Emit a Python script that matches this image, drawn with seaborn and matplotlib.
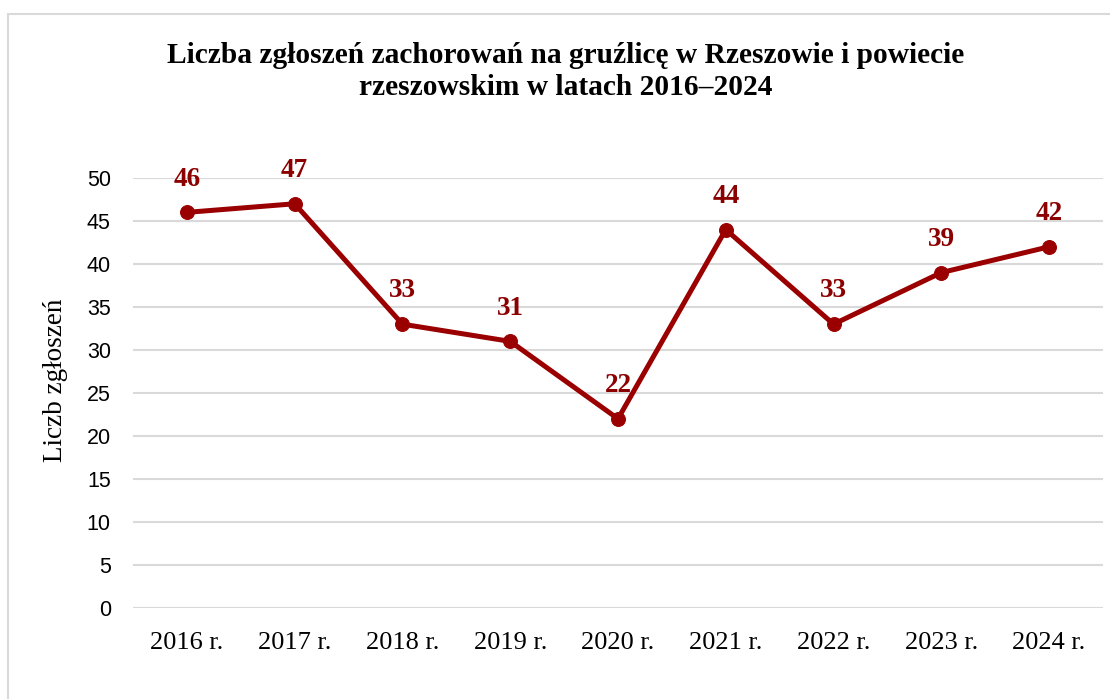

******

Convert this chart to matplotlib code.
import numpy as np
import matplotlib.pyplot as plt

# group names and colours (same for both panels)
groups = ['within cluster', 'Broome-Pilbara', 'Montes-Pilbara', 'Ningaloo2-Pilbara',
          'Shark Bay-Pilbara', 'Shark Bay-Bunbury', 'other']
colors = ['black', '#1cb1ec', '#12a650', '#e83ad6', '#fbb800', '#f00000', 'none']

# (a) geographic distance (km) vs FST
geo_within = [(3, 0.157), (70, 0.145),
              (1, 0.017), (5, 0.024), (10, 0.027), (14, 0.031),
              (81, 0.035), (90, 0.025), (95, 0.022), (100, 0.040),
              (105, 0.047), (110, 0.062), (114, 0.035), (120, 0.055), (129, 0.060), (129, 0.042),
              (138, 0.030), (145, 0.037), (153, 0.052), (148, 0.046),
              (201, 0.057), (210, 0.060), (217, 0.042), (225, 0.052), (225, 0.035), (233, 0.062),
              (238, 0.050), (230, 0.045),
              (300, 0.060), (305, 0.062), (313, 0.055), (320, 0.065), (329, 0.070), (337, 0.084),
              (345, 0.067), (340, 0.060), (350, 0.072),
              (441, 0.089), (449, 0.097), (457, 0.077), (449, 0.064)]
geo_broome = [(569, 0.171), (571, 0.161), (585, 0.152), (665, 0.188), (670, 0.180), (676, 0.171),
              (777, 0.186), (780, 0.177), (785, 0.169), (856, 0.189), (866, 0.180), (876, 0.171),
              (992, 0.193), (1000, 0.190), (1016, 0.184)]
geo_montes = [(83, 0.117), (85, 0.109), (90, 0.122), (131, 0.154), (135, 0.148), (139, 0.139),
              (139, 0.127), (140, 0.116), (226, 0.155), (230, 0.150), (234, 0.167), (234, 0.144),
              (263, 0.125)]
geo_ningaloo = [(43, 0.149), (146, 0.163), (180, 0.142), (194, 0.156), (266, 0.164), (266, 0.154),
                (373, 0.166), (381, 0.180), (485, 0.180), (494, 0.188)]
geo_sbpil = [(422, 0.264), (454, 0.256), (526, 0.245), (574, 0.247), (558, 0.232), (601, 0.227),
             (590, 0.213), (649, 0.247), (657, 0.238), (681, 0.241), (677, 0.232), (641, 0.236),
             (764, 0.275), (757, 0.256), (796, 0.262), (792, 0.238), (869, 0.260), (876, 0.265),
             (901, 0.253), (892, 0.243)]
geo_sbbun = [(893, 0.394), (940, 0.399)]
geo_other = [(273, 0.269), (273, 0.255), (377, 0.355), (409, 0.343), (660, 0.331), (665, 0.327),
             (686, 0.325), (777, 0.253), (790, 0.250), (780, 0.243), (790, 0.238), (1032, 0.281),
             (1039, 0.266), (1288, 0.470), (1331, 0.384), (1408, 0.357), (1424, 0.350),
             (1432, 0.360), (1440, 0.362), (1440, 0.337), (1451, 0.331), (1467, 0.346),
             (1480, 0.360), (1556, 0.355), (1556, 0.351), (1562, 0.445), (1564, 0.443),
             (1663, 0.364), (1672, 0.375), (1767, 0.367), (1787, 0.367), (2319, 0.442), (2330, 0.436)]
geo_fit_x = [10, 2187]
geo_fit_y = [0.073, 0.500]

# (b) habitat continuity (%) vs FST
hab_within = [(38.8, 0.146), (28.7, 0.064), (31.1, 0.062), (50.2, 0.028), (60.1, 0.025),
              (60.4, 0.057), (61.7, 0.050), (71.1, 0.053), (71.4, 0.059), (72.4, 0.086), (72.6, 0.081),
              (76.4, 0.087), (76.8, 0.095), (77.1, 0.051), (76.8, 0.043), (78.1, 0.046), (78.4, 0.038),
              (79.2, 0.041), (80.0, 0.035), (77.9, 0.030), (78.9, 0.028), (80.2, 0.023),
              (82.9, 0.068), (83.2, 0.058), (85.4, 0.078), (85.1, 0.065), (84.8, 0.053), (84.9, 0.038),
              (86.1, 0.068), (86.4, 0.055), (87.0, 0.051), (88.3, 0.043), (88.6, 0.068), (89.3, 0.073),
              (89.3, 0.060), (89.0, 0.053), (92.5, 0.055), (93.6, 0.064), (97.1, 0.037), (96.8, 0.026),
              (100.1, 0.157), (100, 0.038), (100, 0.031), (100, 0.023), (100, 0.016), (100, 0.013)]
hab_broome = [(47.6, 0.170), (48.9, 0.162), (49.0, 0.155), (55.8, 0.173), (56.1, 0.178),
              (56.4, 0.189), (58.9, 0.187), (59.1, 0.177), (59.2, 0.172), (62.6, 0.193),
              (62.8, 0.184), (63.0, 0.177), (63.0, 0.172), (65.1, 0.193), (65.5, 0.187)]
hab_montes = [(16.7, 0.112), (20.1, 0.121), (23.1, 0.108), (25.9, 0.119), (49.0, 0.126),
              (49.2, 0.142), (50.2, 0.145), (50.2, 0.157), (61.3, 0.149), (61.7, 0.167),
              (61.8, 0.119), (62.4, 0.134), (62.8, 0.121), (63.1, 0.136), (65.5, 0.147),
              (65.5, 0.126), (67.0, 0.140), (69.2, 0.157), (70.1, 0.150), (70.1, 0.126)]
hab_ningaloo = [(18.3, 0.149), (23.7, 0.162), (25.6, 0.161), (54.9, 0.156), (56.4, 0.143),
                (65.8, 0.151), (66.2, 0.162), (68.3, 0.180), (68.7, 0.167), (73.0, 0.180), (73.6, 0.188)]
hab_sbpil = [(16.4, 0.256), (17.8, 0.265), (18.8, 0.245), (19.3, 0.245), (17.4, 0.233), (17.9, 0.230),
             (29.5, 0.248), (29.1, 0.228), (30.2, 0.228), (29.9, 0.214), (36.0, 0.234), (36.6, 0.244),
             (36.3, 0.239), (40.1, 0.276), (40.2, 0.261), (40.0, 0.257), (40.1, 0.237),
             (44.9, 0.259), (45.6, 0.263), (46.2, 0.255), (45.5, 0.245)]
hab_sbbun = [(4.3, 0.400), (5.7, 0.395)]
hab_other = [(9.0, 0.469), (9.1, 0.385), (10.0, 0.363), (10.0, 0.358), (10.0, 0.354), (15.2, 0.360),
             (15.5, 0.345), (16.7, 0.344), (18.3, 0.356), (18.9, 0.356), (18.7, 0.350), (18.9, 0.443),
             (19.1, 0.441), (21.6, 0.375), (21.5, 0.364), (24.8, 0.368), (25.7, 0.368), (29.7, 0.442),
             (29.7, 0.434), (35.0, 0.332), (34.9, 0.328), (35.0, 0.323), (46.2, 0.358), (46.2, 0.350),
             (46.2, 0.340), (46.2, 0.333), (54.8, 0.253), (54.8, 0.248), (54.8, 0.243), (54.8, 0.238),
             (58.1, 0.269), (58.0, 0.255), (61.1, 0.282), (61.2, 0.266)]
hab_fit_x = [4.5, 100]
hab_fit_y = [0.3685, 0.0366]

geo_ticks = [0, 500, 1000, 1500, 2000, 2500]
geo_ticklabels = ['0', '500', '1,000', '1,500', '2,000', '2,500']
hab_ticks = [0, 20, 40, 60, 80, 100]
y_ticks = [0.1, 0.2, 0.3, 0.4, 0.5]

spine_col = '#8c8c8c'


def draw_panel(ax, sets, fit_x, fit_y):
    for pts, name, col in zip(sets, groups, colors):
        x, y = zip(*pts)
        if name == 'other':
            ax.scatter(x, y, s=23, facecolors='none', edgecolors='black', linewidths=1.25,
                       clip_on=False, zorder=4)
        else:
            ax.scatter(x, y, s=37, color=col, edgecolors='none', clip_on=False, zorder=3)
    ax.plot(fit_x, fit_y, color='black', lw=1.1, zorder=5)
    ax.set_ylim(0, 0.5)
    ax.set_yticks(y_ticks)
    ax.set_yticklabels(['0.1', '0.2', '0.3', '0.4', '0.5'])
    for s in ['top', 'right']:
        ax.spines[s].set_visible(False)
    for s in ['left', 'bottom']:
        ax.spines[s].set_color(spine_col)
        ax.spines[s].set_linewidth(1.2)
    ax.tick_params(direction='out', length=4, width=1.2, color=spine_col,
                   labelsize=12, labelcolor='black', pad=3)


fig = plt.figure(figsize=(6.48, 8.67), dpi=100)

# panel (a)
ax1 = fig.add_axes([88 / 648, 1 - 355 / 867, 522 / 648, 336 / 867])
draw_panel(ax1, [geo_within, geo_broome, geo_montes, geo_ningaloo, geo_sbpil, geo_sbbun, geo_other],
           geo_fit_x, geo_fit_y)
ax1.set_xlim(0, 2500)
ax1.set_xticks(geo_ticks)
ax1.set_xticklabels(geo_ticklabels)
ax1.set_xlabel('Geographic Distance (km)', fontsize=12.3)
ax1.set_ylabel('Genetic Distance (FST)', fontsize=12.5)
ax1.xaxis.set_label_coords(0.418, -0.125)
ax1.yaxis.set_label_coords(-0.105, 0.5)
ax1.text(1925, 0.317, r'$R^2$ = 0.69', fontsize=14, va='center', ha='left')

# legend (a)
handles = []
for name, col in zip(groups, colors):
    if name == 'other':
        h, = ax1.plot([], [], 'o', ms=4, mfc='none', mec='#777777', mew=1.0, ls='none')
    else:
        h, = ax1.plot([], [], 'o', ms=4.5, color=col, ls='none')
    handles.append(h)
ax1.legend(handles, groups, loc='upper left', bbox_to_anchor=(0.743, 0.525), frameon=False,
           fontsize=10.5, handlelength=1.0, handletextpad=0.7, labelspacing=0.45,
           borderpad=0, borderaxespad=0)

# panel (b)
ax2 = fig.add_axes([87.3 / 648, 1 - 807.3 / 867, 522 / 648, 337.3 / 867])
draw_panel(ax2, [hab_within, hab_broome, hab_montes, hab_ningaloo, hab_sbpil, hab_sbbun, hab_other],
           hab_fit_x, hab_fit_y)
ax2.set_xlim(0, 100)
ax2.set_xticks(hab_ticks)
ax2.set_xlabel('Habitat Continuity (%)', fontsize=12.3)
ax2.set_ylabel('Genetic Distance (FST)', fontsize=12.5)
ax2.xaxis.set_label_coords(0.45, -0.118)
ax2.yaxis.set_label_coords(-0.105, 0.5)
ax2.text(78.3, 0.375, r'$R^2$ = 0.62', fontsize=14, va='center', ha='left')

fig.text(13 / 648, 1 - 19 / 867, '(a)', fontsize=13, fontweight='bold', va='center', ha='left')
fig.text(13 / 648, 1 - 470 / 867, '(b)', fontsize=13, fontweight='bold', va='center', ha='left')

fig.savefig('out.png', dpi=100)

******

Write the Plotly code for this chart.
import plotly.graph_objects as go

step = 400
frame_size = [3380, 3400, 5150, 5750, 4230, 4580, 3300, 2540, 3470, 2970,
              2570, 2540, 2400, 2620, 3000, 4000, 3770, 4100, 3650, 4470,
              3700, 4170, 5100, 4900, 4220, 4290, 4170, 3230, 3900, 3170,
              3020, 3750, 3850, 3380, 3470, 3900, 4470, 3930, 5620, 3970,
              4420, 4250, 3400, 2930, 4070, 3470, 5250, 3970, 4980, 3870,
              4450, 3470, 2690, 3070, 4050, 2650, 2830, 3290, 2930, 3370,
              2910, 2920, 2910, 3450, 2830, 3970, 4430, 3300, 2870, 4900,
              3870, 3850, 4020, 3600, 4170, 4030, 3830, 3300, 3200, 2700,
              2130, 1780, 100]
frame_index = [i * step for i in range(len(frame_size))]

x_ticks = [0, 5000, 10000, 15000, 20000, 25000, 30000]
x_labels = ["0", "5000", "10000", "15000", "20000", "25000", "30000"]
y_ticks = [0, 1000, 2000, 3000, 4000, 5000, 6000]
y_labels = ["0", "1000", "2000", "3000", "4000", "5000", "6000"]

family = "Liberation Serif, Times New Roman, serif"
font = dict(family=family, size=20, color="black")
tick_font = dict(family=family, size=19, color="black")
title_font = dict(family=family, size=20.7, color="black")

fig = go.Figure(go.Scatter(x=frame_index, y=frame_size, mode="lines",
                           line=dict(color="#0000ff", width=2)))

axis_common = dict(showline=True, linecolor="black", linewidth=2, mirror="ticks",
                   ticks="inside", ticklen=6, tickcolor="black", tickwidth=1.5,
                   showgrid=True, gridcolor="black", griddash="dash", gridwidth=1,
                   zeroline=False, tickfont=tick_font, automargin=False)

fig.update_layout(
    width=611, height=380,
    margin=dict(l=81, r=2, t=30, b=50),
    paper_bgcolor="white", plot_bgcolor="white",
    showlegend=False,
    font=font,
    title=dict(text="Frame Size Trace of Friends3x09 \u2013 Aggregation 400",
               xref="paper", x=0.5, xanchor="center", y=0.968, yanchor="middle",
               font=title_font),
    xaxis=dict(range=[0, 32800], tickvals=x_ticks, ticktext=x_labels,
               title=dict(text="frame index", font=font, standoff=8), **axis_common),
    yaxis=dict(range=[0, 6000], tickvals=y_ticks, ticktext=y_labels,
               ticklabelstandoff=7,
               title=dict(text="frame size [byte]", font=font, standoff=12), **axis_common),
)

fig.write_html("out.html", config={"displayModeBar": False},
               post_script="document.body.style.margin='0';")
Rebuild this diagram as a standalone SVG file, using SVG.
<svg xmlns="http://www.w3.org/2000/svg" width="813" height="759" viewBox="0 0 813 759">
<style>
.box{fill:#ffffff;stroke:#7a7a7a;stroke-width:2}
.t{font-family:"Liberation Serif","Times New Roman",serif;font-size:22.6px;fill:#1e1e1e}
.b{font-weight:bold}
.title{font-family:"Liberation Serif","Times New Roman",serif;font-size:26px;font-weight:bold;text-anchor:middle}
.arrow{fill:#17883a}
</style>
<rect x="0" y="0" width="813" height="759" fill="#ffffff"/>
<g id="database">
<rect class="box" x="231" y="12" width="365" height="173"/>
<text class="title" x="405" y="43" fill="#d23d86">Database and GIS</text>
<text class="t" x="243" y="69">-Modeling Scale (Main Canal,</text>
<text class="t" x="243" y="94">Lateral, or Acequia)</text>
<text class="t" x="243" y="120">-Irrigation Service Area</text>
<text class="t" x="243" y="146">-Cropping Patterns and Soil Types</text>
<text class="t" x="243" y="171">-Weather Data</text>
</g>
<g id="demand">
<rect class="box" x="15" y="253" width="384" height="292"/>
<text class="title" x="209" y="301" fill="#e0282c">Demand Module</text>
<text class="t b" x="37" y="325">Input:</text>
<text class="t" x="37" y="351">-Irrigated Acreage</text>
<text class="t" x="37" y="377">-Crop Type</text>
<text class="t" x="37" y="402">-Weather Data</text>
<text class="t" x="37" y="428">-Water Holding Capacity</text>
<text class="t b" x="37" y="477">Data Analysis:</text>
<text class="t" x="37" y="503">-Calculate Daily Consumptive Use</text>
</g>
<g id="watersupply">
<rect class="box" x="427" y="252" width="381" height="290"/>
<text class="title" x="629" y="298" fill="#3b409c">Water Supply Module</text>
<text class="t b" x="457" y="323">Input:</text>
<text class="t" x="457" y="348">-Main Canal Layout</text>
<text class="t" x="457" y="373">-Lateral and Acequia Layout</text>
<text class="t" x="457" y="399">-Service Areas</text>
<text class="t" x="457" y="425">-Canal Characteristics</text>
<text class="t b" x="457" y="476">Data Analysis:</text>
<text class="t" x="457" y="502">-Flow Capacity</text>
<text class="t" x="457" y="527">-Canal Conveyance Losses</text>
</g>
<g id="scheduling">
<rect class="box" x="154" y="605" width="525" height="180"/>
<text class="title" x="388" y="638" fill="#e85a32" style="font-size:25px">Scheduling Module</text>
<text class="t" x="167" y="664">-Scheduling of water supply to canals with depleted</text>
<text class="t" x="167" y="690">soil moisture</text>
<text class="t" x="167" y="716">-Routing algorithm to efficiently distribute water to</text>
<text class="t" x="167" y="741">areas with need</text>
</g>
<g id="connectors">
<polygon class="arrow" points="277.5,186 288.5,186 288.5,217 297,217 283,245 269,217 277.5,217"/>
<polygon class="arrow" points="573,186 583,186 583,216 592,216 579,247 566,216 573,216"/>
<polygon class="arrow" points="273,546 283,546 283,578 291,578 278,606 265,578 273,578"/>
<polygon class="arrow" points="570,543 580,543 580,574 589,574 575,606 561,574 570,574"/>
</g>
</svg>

******

Instructions for the task
Take the lines from the line with "Convert this chart to matplotlib code." through the line with "import matplotlib.pyplot as plt", both ends included, and give them again exactly, with nothing else.

Task output
Convert this chart to matplotlib code.
import numpy as np
import matplotlib.pyplot as plt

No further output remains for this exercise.